**Stated task**: Search the material for the word "this" and report each line where it turns up.

Lines of data
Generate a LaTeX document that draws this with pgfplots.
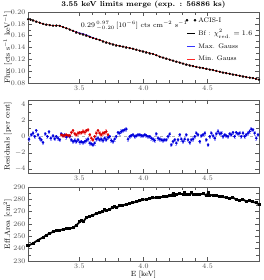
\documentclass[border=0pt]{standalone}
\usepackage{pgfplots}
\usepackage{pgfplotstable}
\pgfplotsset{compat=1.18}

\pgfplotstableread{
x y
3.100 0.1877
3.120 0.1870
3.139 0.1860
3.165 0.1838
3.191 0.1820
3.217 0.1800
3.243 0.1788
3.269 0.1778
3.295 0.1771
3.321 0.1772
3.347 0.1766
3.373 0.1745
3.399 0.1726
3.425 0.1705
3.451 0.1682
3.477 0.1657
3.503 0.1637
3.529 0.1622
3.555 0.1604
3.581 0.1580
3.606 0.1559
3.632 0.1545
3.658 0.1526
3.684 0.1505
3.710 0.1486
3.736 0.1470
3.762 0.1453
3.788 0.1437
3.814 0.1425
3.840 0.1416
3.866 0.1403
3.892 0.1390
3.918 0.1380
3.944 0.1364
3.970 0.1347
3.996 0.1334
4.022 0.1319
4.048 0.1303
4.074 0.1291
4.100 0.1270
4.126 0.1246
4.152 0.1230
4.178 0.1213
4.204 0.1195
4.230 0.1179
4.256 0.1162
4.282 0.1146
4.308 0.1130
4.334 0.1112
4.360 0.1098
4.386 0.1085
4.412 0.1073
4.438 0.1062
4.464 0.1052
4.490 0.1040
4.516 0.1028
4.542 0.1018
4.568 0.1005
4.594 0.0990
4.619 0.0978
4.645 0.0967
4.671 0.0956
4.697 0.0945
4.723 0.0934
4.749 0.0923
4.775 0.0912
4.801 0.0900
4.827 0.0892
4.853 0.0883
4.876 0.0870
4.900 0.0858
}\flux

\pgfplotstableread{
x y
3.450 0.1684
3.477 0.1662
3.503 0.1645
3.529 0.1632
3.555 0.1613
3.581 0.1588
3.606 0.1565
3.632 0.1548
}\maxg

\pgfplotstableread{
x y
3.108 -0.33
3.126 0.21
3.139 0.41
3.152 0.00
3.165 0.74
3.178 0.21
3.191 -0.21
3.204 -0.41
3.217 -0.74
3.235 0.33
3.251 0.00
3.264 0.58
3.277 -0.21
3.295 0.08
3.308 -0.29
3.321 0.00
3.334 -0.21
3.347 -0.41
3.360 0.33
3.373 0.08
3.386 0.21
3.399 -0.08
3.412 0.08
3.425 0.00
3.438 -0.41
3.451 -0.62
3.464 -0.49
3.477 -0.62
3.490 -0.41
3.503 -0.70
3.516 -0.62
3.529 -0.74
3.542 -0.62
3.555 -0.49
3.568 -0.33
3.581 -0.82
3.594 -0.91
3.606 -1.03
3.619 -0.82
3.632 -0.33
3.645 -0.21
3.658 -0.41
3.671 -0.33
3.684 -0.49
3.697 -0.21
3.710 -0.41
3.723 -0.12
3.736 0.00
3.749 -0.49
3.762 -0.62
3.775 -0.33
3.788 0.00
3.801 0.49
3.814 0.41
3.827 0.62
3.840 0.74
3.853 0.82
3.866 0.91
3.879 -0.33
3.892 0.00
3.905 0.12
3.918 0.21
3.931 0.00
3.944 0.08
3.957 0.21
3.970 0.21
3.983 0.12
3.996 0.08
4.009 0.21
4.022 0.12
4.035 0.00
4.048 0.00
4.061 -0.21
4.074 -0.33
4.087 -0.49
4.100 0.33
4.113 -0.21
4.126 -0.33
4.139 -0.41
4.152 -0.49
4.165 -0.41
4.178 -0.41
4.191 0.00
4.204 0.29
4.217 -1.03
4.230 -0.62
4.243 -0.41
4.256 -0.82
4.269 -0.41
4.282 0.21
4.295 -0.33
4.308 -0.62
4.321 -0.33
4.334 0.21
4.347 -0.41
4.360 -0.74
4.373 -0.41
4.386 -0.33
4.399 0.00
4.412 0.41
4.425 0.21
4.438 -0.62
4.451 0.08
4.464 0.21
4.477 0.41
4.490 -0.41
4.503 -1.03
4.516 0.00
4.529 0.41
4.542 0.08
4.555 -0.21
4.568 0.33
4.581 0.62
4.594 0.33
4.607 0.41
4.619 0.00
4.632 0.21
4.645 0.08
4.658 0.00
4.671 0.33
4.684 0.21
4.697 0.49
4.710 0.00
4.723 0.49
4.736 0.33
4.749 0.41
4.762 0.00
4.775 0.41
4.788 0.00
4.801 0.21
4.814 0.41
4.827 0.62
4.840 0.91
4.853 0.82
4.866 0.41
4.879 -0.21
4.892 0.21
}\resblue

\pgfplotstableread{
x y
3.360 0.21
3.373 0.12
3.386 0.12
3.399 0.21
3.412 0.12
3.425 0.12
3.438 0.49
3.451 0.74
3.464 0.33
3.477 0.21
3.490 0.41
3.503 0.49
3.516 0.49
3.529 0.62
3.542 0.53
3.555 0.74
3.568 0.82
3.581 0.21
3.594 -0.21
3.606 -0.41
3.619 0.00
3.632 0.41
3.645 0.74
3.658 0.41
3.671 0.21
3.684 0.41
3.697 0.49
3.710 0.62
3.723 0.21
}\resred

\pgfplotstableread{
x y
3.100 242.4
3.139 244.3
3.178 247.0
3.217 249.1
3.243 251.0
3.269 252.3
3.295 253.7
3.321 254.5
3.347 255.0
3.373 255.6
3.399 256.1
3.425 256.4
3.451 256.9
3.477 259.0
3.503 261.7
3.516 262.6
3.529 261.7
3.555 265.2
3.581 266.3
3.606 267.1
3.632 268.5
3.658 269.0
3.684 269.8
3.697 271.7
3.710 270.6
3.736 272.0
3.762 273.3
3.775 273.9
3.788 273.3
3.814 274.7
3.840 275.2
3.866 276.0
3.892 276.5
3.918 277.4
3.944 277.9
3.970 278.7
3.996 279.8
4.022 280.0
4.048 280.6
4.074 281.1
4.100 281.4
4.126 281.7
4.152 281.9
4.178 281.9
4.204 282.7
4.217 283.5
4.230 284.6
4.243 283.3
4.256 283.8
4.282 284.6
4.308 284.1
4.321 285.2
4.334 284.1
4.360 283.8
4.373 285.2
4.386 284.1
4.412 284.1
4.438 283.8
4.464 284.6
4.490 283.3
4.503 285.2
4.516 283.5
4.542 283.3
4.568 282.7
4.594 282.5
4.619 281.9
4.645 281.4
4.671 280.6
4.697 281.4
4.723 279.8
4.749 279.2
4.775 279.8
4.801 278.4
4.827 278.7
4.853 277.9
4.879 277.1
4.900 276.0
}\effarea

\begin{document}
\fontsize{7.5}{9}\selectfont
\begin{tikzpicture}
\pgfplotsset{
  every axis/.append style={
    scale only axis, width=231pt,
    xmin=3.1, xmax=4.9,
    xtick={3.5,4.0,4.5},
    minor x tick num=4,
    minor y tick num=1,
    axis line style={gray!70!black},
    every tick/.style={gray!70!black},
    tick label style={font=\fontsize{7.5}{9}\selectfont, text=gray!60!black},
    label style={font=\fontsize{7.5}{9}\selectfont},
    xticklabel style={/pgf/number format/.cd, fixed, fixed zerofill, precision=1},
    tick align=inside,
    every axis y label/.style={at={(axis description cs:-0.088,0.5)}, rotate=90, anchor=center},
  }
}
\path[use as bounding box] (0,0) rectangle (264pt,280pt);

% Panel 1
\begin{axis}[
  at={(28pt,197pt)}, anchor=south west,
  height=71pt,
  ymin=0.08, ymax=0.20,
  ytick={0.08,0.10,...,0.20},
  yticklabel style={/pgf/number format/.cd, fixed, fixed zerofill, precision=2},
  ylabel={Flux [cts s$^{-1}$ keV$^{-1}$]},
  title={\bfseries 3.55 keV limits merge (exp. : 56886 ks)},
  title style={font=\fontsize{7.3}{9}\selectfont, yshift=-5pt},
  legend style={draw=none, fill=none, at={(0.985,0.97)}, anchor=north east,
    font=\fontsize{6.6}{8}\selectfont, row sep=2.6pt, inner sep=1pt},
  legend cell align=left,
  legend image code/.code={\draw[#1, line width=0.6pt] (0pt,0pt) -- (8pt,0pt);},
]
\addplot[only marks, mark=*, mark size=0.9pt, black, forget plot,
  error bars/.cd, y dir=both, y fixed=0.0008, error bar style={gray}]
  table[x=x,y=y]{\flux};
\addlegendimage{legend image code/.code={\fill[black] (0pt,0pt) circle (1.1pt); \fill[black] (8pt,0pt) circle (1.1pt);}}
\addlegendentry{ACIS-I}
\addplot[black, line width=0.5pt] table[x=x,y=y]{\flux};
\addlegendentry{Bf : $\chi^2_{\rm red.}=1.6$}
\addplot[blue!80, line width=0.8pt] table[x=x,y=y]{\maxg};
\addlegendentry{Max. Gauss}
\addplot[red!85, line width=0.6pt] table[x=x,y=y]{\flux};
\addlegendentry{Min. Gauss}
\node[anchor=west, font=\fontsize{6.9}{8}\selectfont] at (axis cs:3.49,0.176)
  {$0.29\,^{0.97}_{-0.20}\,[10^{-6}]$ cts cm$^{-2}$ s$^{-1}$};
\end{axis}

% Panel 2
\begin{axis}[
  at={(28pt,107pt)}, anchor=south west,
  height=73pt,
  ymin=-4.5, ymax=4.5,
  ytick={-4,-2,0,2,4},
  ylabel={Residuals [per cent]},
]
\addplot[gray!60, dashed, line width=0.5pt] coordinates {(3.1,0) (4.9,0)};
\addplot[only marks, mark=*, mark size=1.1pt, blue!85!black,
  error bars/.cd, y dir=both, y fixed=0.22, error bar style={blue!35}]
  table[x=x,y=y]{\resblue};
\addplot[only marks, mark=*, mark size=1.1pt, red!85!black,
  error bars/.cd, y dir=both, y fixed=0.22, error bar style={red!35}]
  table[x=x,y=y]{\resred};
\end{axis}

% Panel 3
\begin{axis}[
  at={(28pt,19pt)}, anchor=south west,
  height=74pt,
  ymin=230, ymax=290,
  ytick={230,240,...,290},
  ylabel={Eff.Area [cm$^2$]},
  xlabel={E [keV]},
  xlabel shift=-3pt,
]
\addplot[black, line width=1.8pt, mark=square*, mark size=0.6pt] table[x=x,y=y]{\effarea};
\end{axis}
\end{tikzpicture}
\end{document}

--

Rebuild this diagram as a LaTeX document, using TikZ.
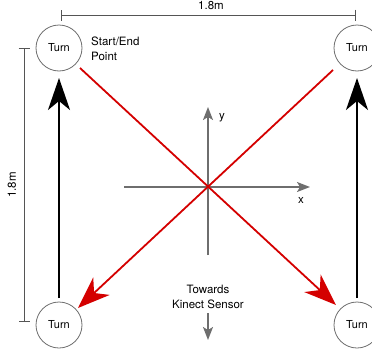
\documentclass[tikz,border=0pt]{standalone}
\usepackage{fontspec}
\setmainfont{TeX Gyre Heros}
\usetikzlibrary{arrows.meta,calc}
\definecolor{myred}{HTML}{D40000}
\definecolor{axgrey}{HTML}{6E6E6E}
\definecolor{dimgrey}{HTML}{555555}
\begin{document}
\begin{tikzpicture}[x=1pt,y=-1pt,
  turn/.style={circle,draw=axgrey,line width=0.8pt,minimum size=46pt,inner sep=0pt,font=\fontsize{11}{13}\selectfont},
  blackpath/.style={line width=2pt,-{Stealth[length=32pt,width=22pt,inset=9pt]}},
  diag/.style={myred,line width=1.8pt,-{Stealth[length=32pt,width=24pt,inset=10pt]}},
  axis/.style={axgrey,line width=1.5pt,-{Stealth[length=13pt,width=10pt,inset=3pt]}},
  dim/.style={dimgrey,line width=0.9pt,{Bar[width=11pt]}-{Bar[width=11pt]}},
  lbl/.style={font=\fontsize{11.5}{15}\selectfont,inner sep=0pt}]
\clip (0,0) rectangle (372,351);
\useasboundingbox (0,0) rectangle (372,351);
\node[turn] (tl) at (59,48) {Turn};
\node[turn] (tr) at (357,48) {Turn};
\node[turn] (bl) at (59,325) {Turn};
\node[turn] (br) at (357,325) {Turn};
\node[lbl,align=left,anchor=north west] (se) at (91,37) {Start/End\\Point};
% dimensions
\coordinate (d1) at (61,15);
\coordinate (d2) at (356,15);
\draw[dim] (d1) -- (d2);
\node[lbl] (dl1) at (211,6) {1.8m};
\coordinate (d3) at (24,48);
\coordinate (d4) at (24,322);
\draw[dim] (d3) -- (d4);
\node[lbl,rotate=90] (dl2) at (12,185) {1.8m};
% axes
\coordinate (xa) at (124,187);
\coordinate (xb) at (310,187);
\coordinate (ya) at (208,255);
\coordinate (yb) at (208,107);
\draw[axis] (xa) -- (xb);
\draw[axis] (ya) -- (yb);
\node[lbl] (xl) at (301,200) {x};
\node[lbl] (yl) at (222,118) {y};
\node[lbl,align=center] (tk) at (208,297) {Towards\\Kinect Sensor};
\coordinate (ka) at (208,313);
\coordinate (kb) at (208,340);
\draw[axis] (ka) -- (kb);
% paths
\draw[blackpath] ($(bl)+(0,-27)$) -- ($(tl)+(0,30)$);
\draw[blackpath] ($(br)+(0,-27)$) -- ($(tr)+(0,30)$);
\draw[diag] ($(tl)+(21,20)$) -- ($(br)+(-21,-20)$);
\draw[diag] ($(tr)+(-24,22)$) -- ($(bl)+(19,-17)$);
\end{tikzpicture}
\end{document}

**Result below**:
Generate a LaTeX document that draws this with pgfplots.
Rebuild this diagram as a LaTeX document, using TikZ.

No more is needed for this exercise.